When we have two or more models and we want to compare them quickly over a handful of samples, we usually do that with some benchmark (BLEU is one of them).
Benchmarks is a controversial topic (and not only in NLP but in other domains too, like vision and pretty much all others). Even evaluating models on human feedback is a controversial (for example, translating Indian to English is very region (and also time) dependent - USA vs. English vs. Scottish vs. International. Also the “understanding” of Indian, I’m pretty sure, is different in different parts of India.
In other words, perfect translation is not achievable (it’s a subjective matter) and Benchmarks can be a “signal” which models are doing better than others.

I found this simple example (which I believe was a link in the Course?) to be helpful. It explains the terms in simple language and also provides a concrete example.

Just a reminder:

While discussing the Benchmarks, it is important to not forget the overall picture - at the end, what is most important is your “goal” (money, time or however you measure the success). To achieve your goals, you might use models, which in the case of ML/NLP are heavily dependent on the data. If the data are worthless, no model evaluation (benchmark) would be important. So spending you time accordingly is important. In other words:

  • your goal > train/val/test sets > evaluation scores

I’m pretty sure you knew that and the original question is not about that, but reminding ourselves this is never too much. As the Goodhart’s law states:
“When a measure becomes a target, it ceases to be a good measure”

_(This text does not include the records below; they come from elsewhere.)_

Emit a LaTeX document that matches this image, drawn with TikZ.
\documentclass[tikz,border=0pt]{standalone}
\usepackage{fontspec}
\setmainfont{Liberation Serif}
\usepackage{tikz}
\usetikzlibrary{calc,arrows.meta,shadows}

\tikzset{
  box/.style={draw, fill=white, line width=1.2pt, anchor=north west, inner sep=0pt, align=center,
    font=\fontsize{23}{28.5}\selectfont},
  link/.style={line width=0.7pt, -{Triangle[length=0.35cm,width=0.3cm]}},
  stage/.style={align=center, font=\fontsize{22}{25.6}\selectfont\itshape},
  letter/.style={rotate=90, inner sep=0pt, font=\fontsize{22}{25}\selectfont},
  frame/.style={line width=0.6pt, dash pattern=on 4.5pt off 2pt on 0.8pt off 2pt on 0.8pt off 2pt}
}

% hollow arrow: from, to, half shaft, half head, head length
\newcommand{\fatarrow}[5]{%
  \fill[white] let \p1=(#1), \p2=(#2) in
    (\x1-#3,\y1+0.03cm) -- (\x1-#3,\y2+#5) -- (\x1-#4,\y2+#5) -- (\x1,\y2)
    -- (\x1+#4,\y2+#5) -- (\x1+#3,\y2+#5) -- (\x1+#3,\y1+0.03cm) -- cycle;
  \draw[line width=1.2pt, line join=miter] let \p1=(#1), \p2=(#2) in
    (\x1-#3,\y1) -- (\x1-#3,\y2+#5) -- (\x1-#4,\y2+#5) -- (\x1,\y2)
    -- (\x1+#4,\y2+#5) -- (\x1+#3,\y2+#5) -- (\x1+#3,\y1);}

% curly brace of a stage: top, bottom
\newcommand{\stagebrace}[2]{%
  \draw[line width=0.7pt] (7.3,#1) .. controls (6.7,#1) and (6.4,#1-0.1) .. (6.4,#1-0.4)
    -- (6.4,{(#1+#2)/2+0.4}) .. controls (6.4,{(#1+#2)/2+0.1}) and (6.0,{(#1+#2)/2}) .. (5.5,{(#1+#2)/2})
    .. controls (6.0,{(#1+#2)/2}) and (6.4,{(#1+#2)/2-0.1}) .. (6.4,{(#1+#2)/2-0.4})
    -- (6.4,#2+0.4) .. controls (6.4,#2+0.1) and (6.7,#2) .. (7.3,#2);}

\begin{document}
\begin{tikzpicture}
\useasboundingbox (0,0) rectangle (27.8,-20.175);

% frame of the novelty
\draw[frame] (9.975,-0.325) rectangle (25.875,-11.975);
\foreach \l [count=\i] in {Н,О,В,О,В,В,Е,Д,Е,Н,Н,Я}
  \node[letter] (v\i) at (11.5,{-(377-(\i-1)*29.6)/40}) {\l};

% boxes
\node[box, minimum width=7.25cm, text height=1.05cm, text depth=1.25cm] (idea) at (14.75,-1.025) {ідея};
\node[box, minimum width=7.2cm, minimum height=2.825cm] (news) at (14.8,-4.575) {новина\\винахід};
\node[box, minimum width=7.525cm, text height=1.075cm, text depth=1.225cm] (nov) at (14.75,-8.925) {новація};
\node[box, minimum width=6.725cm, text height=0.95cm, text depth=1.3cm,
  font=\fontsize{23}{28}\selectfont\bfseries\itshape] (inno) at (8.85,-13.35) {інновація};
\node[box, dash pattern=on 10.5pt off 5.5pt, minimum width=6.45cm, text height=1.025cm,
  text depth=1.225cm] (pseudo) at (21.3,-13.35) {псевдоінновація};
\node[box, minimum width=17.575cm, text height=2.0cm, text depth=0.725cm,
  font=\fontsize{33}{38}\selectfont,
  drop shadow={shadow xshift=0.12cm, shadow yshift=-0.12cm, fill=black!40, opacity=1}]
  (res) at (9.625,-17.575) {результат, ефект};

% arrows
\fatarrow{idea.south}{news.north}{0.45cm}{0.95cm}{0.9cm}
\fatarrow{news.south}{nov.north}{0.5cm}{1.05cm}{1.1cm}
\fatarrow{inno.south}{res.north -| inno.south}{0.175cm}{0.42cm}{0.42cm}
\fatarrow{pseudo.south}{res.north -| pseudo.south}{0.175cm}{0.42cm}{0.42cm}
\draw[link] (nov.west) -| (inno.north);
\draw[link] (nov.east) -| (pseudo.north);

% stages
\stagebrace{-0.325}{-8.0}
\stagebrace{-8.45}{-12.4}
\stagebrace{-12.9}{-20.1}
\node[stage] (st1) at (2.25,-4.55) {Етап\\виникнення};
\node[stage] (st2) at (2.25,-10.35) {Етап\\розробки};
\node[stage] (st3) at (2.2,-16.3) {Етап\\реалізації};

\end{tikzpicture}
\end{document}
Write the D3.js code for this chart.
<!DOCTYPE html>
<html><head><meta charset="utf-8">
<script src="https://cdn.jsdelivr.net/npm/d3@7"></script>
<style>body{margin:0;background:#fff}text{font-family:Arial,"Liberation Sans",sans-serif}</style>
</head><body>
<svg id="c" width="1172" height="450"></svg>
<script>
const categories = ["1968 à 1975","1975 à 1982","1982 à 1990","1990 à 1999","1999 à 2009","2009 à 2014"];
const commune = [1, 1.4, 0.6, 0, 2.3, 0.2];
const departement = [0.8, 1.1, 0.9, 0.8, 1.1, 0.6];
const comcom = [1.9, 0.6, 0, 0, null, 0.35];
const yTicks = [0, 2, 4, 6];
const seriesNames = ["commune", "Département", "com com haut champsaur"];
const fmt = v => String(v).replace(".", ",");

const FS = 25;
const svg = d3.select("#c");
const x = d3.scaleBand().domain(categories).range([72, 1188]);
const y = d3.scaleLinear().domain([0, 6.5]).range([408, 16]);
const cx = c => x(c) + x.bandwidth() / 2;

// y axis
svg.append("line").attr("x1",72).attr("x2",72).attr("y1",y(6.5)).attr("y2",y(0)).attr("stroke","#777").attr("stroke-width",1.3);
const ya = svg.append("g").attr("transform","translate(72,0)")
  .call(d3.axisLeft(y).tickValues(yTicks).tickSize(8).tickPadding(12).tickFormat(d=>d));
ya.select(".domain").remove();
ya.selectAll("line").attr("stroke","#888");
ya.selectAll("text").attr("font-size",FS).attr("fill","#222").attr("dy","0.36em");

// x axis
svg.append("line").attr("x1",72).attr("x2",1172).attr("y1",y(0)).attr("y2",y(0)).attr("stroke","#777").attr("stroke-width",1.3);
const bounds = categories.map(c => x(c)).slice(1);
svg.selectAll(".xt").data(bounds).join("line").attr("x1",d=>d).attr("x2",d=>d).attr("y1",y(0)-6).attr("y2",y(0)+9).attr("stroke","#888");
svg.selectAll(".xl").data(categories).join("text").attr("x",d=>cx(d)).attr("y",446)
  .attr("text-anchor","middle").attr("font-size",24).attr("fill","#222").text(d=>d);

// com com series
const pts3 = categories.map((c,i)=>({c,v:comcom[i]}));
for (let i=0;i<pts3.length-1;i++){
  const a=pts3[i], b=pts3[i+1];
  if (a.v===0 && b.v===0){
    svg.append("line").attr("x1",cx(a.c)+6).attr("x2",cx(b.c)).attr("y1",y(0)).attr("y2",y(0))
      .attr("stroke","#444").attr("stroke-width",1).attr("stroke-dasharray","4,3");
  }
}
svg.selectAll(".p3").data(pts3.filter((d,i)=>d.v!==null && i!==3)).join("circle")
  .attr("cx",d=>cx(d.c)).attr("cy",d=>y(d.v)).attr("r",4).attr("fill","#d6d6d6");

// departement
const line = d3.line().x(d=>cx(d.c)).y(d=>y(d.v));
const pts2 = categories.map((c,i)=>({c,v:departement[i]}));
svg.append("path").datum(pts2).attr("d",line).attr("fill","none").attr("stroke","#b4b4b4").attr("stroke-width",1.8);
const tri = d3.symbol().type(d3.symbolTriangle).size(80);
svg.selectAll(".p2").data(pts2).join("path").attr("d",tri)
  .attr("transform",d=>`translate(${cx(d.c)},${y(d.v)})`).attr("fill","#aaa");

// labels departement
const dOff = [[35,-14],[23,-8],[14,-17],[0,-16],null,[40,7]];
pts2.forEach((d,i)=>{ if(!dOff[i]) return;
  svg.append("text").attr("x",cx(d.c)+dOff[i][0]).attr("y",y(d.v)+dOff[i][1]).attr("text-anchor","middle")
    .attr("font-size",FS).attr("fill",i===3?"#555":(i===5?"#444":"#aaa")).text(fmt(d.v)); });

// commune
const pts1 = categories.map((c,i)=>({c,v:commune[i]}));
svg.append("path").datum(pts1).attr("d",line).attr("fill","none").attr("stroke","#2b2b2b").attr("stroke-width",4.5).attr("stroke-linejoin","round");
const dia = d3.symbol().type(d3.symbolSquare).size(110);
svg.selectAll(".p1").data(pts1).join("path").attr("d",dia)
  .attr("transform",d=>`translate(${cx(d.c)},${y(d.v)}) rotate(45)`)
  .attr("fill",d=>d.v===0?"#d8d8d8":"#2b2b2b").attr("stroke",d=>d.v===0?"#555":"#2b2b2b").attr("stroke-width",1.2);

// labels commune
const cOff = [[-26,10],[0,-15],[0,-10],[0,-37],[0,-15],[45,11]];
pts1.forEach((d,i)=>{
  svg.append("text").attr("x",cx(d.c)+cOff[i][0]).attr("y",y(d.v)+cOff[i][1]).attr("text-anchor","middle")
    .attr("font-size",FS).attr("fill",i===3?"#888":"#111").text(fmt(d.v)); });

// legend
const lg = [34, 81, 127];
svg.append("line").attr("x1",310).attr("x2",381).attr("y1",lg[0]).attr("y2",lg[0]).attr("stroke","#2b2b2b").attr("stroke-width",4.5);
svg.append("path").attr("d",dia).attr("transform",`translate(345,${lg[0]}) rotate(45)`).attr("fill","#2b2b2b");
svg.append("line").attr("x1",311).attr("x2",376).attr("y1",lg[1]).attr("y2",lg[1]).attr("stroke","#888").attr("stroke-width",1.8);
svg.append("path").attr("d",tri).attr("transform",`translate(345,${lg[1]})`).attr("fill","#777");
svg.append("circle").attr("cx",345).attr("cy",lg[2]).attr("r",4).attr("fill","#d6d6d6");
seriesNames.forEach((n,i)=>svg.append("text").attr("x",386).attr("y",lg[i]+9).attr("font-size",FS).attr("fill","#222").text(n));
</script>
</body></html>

So you are stating BLEU OR ROUGE ARE ALL only model analysis tool based on performance to check how well it did???

I did check further videos which mentions f1 score is calculated using blue(precision) and rouge(recall) score

I do remember evaluation metrics what you are trying to state, but I wanted to understand if there was any other significance other than what you mentioned.

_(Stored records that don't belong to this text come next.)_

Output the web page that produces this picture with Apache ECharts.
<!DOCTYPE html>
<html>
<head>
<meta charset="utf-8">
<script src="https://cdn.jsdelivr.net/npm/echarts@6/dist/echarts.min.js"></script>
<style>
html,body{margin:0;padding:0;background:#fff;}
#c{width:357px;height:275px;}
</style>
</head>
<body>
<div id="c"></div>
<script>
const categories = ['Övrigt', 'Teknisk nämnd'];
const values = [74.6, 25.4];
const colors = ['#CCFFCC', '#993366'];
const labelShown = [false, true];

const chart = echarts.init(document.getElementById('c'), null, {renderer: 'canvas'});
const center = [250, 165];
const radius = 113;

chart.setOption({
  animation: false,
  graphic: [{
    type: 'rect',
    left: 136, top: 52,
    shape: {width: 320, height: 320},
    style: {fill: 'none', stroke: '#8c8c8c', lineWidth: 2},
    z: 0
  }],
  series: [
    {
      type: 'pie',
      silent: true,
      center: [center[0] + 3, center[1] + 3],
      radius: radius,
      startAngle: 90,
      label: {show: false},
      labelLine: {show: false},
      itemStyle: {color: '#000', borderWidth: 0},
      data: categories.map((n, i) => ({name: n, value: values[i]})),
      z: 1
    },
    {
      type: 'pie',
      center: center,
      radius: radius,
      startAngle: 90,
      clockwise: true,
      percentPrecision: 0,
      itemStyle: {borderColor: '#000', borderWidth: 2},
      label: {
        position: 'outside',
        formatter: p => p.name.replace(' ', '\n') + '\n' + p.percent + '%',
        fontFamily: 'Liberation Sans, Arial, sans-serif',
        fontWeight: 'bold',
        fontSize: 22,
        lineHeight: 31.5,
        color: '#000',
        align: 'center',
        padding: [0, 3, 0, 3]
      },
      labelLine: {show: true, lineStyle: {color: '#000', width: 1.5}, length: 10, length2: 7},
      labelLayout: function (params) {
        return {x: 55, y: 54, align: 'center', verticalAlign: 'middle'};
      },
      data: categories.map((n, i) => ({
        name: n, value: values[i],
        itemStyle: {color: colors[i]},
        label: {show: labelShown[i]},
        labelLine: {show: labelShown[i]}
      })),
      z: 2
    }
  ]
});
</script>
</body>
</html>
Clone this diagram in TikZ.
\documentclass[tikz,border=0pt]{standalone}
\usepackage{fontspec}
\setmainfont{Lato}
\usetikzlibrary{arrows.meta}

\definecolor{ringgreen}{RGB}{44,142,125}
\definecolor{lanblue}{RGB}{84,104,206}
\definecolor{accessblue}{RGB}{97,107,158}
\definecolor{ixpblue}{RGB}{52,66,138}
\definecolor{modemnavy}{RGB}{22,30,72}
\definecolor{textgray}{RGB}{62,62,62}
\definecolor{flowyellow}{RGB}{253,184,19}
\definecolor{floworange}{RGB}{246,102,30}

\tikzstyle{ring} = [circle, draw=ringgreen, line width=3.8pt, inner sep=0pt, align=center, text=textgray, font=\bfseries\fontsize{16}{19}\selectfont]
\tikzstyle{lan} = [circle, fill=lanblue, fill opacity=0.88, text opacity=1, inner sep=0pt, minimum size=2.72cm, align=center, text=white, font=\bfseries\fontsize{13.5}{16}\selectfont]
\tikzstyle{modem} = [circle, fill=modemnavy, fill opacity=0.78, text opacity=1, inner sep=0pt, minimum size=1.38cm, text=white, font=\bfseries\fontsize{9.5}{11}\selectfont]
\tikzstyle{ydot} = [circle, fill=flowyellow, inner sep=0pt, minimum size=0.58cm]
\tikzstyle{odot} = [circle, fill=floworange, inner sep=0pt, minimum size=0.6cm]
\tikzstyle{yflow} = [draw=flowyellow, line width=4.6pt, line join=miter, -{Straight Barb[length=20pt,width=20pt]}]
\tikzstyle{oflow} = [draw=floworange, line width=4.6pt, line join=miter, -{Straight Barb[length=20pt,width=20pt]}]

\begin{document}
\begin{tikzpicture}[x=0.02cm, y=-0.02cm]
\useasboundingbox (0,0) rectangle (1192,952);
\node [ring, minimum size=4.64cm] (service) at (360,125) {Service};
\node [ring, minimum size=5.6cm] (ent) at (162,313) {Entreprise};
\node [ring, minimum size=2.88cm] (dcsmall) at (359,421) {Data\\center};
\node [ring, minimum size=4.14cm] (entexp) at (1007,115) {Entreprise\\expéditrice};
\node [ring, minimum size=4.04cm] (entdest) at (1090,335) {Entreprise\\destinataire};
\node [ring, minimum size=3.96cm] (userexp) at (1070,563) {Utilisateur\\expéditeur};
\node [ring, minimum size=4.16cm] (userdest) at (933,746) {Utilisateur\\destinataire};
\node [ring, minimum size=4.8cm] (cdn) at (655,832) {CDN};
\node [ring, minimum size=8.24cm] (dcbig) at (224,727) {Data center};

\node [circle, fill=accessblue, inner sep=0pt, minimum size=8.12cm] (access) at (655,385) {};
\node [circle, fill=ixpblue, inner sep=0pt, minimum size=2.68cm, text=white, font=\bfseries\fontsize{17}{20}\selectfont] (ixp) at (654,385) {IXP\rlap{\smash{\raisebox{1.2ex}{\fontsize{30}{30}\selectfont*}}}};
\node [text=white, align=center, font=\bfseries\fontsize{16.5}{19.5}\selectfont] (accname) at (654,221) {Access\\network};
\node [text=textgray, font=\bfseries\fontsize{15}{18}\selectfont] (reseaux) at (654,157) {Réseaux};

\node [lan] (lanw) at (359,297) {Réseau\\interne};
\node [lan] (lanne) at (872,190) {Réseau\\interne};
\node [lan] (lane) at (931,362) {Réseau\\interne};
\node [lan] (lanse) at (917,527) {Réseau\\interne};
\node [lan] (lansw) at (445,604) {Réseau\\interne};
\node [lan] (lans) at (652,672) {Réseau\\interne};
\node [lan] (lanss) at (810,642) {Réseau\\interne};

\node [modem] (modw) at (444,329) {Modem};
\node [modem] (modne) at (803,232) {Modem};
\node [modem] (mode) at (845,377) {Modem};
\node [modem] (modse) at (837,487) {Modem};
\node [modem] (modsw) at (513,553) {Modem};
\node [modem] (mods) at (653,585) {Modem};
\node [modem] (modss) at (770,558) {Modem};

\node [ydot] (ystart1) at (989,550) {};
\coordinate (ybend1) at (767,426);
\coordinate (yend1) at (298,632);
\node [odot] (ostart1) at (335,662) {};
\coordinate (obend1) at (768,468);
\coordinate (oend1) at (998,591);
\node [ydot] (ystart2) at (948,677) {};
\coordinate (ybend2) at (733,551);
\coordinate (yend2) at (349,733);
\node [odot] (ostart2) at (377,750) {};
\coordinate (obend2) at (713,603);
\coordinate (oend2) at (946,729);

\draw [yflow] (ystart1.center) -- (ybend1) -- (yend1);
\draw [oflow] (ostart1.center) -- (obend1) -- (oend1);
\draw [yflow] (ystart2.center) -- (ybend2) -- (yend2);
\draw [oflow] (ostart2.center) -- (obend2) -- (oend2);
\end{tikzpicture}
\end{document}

Also BLEu score being benchmark for this sounds again questionable to me as it includes reference from human feedback or vice versa. Being said that I am not saying human feedback is right or wrong, but checking a model analysis performance again from human is can be both vice versa if I see an overall picture of scoring, performance and evaluation here.

Basically BLEU OR ROUGE are type of RLHF!!!

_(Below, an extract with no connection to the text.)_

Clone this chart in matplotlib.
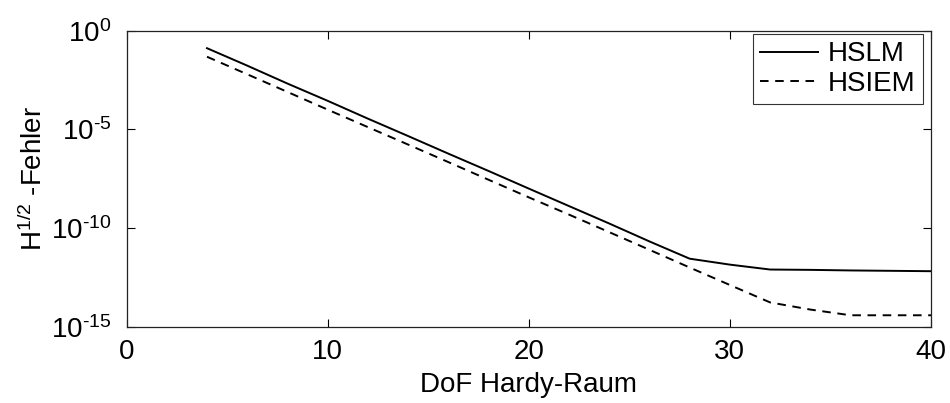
import numpy as np
import matplotlib
matplotlib.use("Agg")
import matplotlib.pyplot as plt
from matplotlib.ticker import FixedLocator, NullLocator, FuncFormatter


# ============================================================
# DATA
# ============================================================

dof = [4, 6, 8, 10, 12, 14, 16, 18, 20, 22, 24, 26, 28, 30, 32, 34, 36, 38, 40]

err_hslm = [1.3e-1, 1.7e-2, 2.1e-3, 2.8e-4, 3.5e-5, 4.6e-6, 5.9e-7, 7.8e-8,
            1.0e-8, 1.3e-9, 1.7e-10, 2.1e-11, 2.8e-12, 1.4e-12, 7.9e-13,
            7.6e-13, 7.1e-13, 6.8e-13, 6.5e-13]

err_hsiem = [4.8e-2, 6.2e-3, 7.9e-4, 1.0e-4, 1.3e-5, 1.7e-6, 2.2e-7, 2.8e-8,
             3.6e-9, 4.8e-10, 6.2e-11, 7.9e-12, 1.0e-12, 1.3e-13, 1.7e-14,
             7.4e-15, 3.8e-15, 3.8e-15, 3.8e-15]

x_ticks = [0, 10, 20, 30, 40]
y_ticks = [1e-15, 1e-10, 1e-5, 1e0]


# ============================================================
# STYLE
# ============================================================

plt.rcParams["font.family"] = ["Liberation Sans", "DejaVu Sans"]
plt.rcParams["mathtext.fontset"] = "custom"
plt.rcParams["mathtext.rm"] = "Liberation Sans"
plt.rcParams["mathtext.it"] = "Liberation Sans:italic"
plt.rcParams["mathtext.bf"] = "Liberation Sans:bold"

FS = 20


def pow10_label(y, pos):
    # MATLAB-style: plain hyphen in the exponent
    e = int(round(np.log10(y)))
    return r"$\mathdefault{10^{\text{%d}}}$" % e


fig = plt.figure(figsize=(9.5, 4.03), dpi=100)
ax = fig.add_axes([0.1332, 0.1893, 0.98 - 0.1332, 0.9238 - 0.1893])

ax.semilogy(dof, err_hslm, color="black", lw=1.4, label="HSLM")
ax.semilogy(dof, err_hsiem, color="black", lw=1.4, dashes=(4.4, 3.4),
            label="HSIEM")

ax.set_xlim(0, 40)
ax.set_ylim(1e-15, 1e0)
ax.xaxis.set_major_locator(FixedLocator(x_ticks))
ax.yaxis.set_major_locator(FixedLocator(y_ticks))
ax.yaxis.set_minor_locator(NullLocator())
ax.yaxis.set_major_formatter(FuncFormatter(pow10_label))

ax.tick_params(which="both", direction="in", top=True, right=True,
               length=6, width=0.8, labelsize=FS)
ax.tick_params(axis="x", pad=9)
ax.tick_params(axis="y", pad=11)
for sp in ax.spines.values():
    sp.set_linewidth(0.9)
    sp.set_color("#222222")

ax.set_xlabel("DoF Hardy-Raum", fontsize=FS, labelpad=5)
ax.set_ylabel(r"H$^{1/2}$ -Fehler", fontsize=FS, labelpad=2)

leg = ax.legend(loc="upper right", bbox_to_anchor=(922.7 / 950, 1 - 34.3 / 403),
                bbox_transform=fig.transFigure, borderaxespad=0,
                fontsize=FS, fancybox=False, frameon=True,
                handlelength=2.1, handletextpad=0.35, labelspacing=0.12,
                borderpad=0.25)
leg.get_frame().set_edgecolor("black")
leg.get_frame().set_linewidth(0.8)

fig.savefig("out.png", dpi=100, facecolor="white")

But I still didn’t understand the difference between Bleu score and bleu modified shown in the video, it is present in the first week of course 4

1 Like

:slight_smile: I’m not sure why are you surprised, Deepti. Yes, BLEU and ROUGE are “traditional” evaluation metrics. The quality of generated texts got so good that we need other metrics, like G-Eval (which too has its own flaws).

Did you misunderstand them to be loss/cost functions? The loss function (which directly tells how to update the model’s weights) for all base language models that I know is cross entropy (which is related to perplexity). In other words, we update models by the likelihood probabilities they generate (and not any “evaluation” metric).

I’m not sure what you mean by that, but almost every dataset is “output” from humans (especially in NLP).

No, RLHF stands for Reinforcement learning from human feedback”. It is used to “align” model’s outputs with human (whoever they are) preferences. In simple terms, the “RL part” tries to learn a policy (what is it that we humans actually prefer) and according to that policy, the model has to adjust it’s probabilities for the upcoming token. In other words, it directly influences the loss function (the model not only has to assign high probability for the most probable token but also for the one which we prefer).

The modified version simply does not have the option to count the same words twice (or more precisely more times than they appear in the reference). Compare the 2:17 and 3:45 times in the video.


P.S. I probably won’t be able to respond for about a week (away on vacation)


I am not surprised, I am only asking questions. I knew superficially about BLEU but some terms has really got me confused rather than surprised. I will try to find myself. Thank you.

When did I mention that I am confused it as loss/cost/or anything, all I asked if BLEU hold significance and in what extent. How is Bleu modified different from BLeU score.

Anyways thank you for your time and have a great vacation.



That’s brilliant and it was totally new to me. Thanks for the link! For anyone else who sees this, the Wikipedia page is definitely worth a look.


Understood :+1: I interpreted the caps and three question marks as a surprise reaction, that is the only reason I mentioned it because written communication is not very clear about what part of the questions should be addressed.

The answer to BLEU score significance is kind of subjective, but nowadays for big LMs it is irrelevant (it might be used as a metric but definitely not as something important). While on the other hand, depending on your task, it could be useful (for example, “small” models, when tokens are pretty clear, tasks like Named Entity Recognition (where overlap score might be informative) etc.)

Thank you!


1 Like